Data shown
######
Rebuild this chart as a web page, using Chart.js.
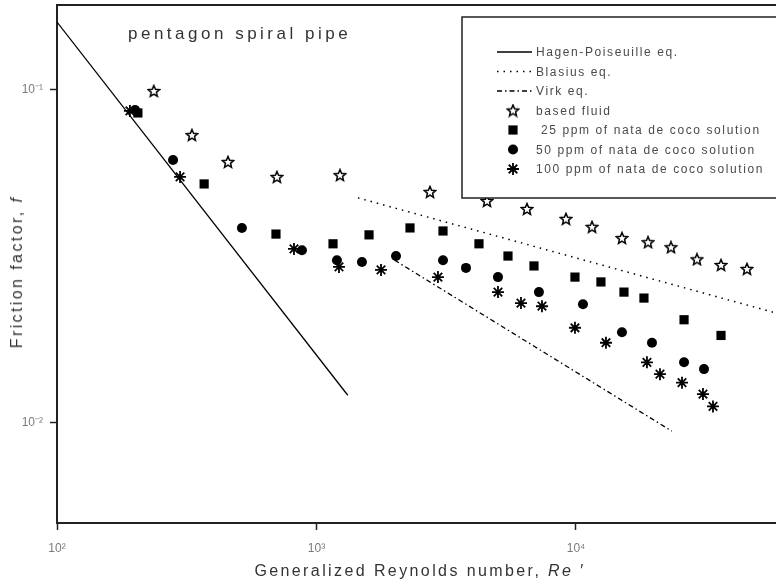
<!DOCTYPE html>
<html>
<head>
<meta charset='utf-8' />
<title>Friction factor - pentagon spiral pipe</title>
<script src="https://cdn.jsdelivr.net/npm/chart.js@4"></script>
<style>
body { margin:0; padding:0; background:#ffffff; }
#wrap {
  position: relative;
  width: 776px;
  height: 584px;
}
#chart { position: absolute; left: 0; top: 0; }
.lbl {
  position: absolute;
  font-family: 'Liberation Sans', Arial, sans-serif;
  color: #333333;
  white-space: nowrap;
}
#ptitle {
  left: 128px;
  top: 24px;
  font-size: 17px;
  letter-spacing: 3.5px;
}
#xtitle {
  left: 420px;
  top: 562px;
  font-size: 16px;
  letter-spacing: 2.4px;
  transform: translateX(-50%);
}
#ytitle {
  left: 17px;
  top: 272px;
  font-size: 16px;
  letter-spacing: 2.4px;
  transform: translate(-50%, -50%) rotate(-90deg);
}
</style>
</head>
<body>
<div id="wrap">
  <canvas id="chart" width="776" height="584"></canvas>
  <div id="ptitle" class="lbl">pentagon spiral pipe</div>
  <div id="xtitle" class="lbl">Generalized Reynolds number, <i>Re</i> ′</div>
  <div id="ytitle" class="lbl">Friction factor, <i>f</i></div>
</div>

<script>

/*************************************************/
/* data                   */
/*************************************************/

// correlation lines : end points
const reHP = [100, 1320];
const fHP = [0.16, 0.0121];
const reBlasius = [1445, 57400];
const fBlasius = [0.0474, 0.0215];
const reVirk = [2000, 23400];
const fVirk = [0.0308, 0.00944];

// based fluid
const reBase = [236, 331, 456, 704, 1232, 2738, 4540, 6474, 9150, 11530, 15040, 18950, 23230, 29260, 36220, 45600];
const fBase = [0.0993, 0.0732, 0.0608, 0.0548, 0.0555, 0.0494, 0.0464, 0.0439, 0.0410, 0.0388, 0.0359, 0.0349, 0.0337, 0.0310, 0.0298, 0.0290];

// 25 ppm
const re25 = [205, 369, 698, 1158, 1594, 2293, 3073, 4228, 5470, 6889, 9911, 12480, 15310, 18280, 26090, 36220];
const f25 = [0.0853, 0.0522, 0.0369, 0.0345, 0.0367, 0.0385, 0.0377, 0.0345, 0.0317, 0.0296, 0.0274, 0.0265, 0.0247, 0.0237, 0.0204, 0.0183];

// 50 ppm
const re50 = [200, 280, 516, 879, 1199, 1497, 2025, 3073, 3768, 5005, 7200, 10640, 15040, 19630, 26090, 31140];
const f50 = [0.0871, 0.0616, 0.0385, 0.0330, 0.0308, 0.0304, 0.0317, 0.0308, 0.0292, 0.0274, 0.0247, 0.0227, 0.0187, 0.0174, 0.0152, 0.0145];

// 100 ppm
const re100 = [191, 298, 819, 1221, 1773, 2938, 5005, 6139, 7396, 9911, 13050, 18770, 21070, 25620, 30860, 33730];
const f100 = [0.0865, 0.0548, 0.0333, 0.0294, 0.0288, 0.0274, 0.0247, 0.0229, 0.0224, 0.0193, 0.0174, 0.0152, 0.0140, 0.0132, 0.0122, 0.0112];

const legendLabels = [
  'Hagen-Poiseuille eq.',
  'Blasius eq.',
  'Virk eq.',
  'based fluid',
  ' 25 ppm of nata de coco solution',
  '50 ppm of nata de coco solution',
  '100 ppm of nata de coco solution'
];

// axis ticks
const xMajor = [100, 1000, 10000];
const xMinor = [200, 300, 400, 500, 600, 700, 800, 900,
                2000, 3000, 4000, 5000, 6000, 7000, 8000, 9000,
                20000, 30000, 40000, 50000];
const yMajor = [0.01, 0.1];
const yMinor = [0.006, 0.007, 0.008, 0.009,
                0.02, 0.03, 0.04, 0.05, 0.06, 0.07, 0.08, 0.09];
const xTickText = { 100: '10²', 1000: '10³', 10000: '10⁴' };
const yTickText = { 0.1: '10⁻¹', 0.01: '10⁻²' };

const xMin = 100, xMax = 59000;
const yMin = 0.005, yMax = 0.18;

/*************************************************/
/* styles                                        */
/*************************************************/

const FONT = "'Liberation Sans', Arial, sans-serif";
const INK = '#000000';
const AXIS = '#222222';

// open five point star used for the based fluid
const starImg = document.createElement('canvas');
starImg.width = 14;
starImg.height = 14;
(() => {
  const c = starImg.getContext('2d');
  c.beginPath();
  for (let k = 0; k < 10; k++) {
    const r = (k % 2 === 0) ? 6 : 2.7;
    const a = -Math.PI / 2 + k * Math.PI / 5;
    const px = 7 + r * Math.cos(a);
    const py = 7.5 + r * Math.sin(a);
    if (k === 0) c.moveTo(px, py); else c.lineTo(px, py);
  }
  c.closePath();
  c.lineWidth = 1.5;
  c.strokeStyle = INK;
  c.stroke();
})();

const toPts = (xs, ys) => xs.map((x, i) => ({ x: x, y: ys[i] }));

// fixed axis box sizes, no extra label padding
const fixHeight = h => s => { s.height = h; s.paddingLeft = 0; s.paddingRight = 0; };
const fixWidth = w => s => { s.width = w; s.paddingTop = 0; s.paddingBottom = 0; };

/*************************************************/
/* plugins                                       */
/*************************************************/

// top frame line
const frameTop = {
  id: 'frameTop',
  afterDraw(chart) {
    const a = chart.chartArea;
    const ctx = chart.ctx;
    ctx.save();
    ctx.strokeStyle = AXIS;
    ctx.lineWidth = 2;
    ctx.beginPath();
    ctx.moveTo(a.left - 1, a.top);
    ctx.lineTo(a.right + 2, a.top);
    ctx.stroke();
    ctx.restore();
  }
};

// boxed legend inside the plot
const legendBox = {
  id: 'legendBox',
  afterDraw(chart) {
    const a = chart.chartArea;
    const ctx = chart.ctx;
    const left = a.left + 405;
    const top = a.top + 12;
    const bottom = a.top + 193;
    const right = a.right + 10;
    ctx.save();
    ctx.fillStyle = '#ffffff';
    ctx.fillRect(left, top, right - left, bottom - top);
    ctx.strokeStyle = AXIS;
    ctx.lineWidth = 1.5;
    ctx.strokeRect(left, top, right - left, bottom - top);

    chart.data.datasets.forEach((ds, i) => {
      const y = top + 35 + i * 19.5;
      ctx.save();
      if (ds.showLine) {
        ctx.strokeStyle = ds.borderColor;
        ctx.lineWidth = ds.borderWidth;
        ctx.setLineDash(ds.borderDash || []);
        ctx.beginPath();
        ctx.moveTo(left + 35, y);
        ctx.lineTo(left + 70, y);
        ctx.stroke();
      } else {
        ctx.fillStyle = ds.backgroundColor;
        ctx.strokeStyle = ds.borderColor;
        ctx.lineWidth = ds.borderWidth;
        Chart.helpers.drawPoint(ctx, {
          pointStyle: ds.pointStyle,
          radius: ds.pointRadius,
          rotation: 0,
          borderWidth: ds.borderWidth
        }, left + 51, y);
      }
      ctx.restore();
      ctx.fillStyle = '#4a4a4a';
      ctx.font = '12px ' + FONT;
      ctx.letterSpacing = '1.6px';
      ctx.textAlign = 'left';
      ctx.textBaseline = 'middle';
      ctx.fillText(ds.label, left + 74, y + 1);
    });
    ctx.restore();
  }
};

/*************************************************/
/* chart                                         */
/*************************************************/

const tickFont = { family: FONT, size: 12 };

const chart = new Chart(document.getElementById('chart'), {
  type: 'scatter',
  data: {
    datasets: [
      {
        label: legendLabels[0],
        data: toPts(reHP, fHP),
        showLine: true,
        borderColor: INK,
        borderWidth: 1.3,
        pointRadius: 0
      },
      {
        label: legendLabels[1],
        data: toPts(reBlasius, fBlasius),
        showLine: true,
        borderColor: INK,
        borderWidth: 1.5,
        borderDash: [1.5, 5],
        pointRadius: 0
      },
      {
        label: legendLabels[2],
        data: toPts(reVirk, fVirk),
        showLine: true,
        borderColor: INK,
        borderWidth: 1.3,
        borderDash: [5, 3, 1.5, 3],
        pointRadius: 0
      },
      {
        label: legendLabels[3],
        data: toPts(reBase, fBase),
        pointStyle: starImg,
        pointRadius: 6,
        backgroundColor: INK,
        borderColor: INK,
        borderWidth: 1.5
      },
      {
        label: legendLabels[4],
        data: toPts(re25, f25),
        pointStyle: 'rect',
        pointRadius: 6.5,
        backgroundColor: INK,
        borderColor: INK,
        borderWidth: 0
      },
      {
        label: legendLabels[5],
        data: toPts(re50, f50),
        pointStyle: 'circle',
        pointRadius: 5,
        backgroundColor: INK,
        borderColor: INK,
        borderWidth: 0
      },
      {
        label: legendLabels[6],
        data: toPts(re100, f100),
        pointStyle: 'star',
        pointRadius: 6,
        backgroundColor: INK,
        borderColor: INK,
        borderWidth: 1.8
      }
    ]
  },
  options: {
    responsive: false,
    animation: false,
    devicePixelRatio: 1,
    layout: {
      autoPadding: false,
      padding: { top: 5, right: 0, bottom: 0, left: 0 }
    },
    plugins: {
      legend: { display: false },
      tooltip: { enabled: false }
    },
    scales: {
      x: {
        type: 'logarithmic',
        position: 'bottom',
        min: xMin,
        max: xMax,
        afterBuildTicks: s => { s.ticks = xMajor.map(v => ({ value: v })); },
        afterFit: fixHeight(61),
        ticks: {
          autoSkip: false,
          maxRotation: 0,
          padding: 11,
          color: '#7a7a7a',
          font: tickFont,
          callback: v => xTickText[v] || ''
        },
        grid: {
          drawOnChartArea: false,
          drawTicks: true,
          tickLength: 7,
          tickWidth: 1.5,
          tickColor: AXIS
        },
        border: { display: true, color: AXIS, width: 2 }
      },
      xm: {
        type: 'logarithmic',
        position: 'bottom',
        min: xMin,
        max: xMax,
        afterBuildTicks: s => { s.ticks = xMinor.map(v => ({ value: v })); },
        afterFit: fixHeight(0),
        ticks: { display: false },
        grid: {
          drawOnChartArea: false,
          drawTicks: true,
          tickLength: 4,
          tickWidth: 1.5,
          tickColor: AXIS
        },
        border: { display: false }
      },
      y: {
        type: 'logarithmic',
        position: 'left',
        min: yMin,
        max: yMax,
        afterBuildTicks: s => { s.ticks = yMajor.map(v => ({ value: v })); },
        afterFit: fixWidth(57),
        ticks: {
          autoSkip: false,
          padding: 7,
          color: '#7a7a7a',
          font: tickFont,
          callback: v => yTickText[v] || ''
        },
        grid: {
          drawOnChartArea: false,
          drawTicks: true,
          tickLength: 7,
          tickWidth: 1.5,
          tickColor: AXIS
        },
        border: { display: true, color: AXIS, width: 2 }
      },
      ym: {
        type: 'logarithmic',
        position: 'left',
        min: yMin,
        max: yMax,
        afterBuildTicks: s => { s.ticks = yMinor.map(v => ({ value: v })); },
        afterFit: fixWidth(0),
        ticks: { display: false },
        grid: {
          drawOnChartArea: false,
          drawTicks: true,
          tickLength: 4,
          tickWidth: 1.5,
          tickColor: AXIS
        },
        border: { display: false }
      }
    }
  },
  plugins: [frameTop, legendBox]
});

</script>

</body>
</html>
######
Directive
Please restate the material above line by line, exactly, beginning at its first line and ending with the line that contains "const fVirk = [0.0308, 0.00944];", without any pictures.

Output for this task
Rebuild this chart as a web page, using Chart.js.
<!DOCTYPE html>
<html>
<head>
<meta charset='utf-8' />
<title>Friction factor - pentagon spiral pipe</title>
<script src="https://cdn.jsdelivr.net/npm/chart.js@4"></script>
<style>
body { margin:0; padding:0; background:#ffffff; }
#wrap {
  position: relative;
  width: 776px;
  height: 584px;
}
#chart { position: absolute; left: 0; top: 0; }
.lbl {
  position: absolute;
  font-family: 'Liberation Sans', Arial, sans-serif;
  color: #333333;
  white-space: nowrap;
}
#ptitle {
  left: 128px;
  top: 24px;
  font-size: 17px;
  letter-spacing: 3.5px;
}
#xtitle {
  left: 420px;
  top: 562px;
  font-size: 16px;
  letter-spacing: 2.4px;
  transform: translateX(-50%);
}
#ytitle {
  left: 17px;
  top: 272px;
  font-size: 16px;
  letter-spacing: 2.4px;
  transform: translate(-50%, -50%) rotate(-90deg);
}
</style>
</head>
<body>
<div id="wrap">
  <canvas id="chart" width="776" height="584"></canvas>
  <div id="ptitle" class="lbl">pentagon spiral pipe</div>
  <div id="xtitle" class="lbl">Generalized Reynolds number, <i>Re</i> ′</div>
  <div id="ytitle" class="lbl">Friction factor, <i>f</i></div>
</div>

<script>

/*************************************************/
/* data                   */
/*************************************************/

// correlation lines : end points
const reHP = [100, 1320];
const fHP = [0.16, 0.0121];
const reBlasius = [1445, 57400];
const fBlasius = [0.0474, 0.0215];
const reVirk = [2000, 23400];
const fVirk = [0.0308, 0.00944];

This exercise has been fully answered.